Ai is how I wound up with a farfetched named Spiritomb. (I asked it to name the pokemon after the 'opposite' of it both thematically and design wise) It's reasoning made me wheeze so I kept it. I Also have a Ratatta named Milotic.

Beyond that, I would never use it in any creative process.
There are services, like Gramarly who offer a human service, but I don't know if that's in your budget.
If it is, I suggest using that over the AI. Especially because in my experience AI and Grammar checkers don't check the entire sentence for context.

You don't know how many times MS Word and Open Office yell at me for simple things that, if it bothered to look at the rest of the sentence, would be identified as correct grammar.
 
so , are you not allowed to use AI at all now?
This differs from person to person, so there is no one answer to it all. Only you can determine how much you want to use AI in your process. There are no fixed rules about it. Don't let anyone tell you any different. Only you can decide what you use it for, and where your ethical ideas about its use fall.

A couple of points:
- If you're using it to write, publishers can (and should) have an opinion about your use of AI. That's only if you want to traditionally publish though.
- If you're using it to point out where you should edit your manuscript, then I simply don't believe editors can tell the difference. They of course can tell if the writing is good or not, but there is no way they can tell if AI has helped when editing it.
Side note, it becomes harder each day to tell if a short snippet of text has been AI written or not. An author ran a short experiment a while ago, where he had a couple of big name authors and a couple of AI's write a short piece of text. And it was impossible to tell which was which. It just can't be done.
- If you're getting called out for your covers being AI, then your covers simply aren't good enough. That again has nothing to do with AI, but all with their quality. We've already had AI covers win cover competitions, and people only found out by going over every single section with a magnifying glass (figuratively speaking). And AI has only gotten better. What's more, plenty of big traditional publishers are now using AI to create their covers.

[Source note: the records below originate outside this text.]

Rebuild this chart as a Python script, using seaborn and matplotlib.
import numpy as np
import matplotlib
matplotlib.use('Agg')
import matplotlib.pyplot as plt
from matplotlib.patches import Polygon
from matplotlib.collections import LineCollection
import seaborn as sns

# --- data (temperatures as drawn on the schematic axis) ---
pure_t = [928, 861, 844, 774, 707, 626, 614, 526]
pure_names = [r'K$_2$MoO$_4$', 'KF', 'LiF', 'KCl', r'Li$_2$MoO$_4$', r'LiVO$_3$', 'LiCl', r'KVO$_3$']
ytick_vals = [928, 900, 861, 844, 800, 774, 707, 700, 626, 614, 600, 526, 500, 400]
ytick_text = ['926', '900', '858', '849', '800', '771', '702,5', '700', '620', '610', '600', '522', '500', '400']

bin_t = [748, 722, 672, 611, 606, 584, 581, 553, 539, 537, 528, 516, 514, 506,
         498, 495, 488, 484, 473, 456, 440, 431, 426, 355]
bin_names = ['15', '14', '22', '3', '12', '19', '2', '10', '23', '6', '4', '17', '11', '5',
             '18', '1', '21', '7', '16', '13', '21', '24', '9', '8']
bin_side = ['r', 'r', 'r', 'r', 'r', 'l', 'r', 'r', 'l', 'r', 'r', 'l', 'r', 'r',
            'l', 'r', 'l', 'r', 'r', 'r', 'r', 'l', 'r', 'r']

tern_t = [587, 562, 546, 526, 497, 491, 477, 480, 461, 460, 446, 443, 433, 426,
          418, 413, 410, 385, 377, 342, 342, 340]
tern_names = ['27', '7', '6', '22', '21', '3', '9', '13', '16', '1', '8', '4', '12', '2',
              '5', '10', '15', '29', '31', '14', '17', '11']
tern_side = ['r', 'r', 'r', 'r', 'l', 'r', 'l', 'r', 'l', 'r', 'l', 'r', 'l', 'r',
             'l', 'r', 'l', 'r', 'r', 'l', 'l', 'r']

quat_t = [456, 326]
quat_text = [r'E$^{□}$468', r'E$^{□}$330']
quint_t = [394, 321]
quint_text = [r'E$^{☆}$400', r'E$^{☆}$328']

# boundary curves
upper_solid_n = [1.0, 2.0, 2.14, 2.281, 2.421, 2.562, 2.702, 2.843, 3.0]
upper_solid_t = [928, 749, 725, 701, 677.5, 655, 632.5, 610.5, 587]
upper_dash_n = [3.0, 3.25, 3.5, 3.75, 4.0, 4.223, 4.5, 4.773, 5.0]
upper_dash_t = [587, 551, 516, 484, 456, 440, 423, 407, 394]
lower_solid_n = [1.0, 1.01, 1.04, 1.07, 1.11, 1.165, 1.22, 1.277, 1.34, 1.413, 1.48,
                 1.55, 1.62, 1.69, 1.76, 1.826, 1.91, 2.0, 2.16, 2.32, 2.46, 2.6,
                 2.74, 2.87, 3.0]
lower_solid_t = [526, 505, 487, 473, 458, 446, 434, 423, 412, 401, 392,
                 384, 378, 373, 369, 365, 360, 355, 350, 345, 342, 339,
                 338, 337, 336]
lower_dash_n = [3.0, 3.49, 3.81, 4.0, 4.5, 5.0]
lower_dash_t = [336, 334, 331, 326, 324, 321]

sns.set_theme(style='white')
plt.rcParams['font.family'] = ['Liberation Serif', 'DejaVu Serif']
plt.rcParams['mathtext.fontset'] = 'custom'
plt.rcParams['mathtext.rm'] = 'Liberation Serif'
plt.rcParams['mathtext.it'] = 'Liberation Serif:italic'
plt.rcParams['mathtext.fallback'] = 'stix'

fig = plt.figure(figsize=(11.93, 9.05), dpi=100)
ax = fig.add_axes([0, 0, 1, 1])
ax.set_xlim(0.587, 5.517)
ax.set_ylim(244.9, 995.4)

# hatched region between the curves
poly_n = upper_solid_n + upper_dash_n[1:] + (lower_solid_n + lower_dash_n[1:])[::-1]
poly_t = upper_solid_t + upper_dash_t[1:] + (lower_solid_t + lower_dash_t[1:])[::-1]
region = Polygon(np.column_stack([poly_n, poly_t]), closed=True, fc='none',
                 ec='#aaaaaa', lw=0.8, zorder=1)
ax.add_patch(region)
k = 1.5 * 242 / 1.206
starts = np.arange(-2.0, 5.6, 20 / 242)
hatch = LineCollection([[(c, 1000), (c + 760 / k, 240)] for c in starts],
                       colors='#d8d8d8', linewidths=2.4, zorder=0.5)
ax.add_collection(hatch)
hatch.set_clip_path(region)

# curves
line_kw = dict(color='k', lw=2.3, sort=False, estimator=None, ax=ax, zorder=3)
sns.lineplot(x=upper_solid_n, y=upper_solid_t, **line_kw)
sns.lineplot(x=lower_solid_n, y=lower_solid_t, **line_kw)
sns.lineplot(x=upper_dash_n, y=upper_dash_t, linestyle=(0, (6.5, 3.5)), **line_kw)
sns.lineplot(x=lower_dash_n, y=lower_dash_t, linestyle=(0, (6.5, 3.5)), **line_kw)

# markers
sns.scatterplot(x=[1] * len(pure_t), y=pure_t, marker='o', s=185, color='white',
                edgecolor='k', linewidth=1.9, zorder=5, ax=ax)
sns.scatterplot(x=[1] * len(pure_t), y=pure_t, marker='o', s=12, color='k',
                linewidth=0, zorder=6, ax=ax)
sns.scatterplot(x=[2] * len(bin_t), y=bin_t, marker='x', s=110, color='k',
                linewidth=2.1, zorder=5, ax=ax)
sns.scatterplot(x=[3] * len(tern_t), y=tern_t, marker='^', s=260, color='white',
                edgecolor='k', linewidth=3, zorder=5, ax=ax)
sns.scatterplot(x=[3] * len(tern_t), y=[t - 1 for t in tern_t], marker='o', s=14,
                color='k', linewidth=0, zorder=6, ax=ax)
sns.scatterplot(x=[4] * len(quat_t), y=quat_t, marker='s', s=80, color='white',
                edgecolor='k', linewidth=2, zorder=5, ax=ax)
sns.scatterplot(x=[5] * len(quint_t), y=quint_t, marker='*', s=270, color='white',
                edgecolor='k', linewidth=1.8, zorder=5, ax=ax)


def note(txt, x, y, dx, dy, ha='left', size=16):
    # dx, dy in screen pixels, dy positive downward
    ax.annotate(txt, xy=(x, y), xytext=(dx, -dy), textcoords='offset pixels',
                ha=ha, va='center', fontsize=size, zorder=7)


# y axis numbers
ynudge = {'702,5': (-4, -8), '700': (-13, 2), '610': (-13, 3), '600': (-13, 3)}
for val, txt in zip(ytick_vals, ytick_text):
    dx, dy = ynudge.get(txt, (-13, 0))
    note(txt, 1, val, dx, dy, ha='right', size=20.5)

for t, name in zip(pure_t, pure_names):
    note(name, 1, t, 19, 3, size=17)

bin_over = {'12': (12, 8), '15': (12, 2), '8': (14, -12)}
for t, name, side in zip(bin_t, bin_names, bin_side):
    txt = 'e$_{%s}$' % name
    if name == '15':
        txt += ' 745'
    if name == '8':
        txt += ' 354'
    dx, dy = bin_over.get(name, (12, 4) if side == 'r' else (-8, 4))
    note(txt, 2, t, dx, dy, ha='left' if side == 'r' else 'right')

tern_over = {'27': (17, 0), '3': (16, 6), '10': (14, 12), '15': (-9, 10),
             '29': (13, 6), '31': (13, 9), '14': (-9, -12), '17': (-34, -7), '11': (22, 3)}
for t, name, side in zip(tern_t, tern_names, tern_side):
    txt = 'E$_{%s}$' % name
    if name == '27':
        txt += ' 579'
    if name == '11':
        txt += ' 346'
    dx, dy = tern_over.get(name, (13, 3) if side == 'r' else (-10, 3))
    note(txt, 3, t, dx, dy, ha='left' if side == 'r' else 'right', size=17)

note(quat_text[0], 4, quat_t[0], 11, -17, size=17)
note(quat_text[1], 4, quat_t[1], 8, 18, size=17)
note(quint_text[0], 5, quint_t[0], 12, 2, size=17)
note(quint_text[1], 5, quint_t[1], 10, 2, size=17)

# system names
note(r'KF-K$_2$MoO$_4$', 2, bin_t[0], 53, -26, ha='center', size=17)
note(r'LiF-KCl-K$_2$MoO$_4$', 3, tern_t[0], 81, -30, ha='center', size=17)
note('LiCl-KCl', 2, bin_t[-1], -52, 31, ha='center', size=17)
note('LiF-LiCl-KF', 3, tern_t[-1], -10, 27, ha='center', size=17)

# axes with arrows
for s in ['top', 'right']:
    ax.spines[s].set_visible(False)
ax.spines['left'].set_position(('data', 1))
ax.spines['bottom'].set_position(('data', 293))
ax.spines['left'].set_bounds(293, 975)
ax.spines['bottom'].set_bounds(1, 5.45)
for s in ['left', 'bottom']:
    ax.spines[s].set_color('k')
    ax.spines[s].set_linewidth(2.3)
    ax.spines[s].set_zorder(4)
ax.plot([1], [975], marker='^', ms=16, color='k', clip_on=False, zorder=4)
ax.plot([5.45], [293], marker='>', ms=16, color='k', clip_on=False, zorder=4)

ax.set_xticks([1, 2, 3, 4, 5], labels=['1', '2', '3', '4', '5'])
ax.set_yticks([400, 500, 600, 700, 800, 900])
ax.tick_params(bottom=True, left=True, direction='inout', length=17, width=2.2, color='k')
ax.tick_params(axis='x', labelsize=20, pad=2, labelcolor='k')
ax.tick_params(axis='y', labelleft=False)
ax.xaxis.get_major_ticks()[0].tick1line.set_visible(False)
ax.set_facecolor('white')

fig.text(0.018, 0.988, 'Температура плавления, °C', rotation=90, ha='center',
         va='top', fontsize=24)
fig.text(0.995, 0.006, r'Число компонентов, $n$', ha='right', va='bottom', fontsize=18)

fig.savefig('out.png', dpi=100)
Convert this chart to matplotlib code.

All in all, personal opinion, if you can't afford a professional editor, and this is a way to get your book out there, then give it a shot and see how you fare. However, know that AI in general tends to amplify what's already there. So the best thing you can do is to learn how to write better.
 

Demesnedenoir

Myth Weaver
If it works as a traditional grammar/spelling checker, which most of these really are, then no issue to me. I allow nothing beyond hard corrections in Prowriting Aid, which I bought a lifetime membership way back when it was $50. If it's making editor-like suggestions, rewriting sentences, etc., you risk running afoul of—most importantly to me—fudging your own voice, not mention AI checkers.
 

Fyri

Maester
To note: I was once lectured that AI and grammar/spelling checkers are not the same things. Granted, that may have changed since that conversation. If you're just using a spelling checker, then you shouldn't even need to mention it. It's just a streamlined look into a dictionary for help. Be careful with automated grammar checkers; they can be wrong more often than desired. When it comes to more developmental editing (pacing, structure, whether a concept is over explained or not), that's not something I think a computer should be helping you with, unless you are writing to entertain a computer. 😅
 

pmmg

Myth Weaver
The thing is, I am sure a lot of AI I would not really balk at, but the tools that do this stuff are trying to use their AI features as their selling point, so I know, that if you are using grammarly (for example), the button is there to let the AI suggest a little bit more. And so, when a user comes on and says, I use grammarly, but not that feature, I am dubious. The temptation is great, the reward is high, and the risk is small. I don't think mere mortals can resist it. It would take a lot of character to do that and maintain it.

So, I just kind of, don't really believe when people say that.

I may be one of the last hold outs, but I want my fiction to be my creation. I don't wish to be a prompter, I wish to be a writer.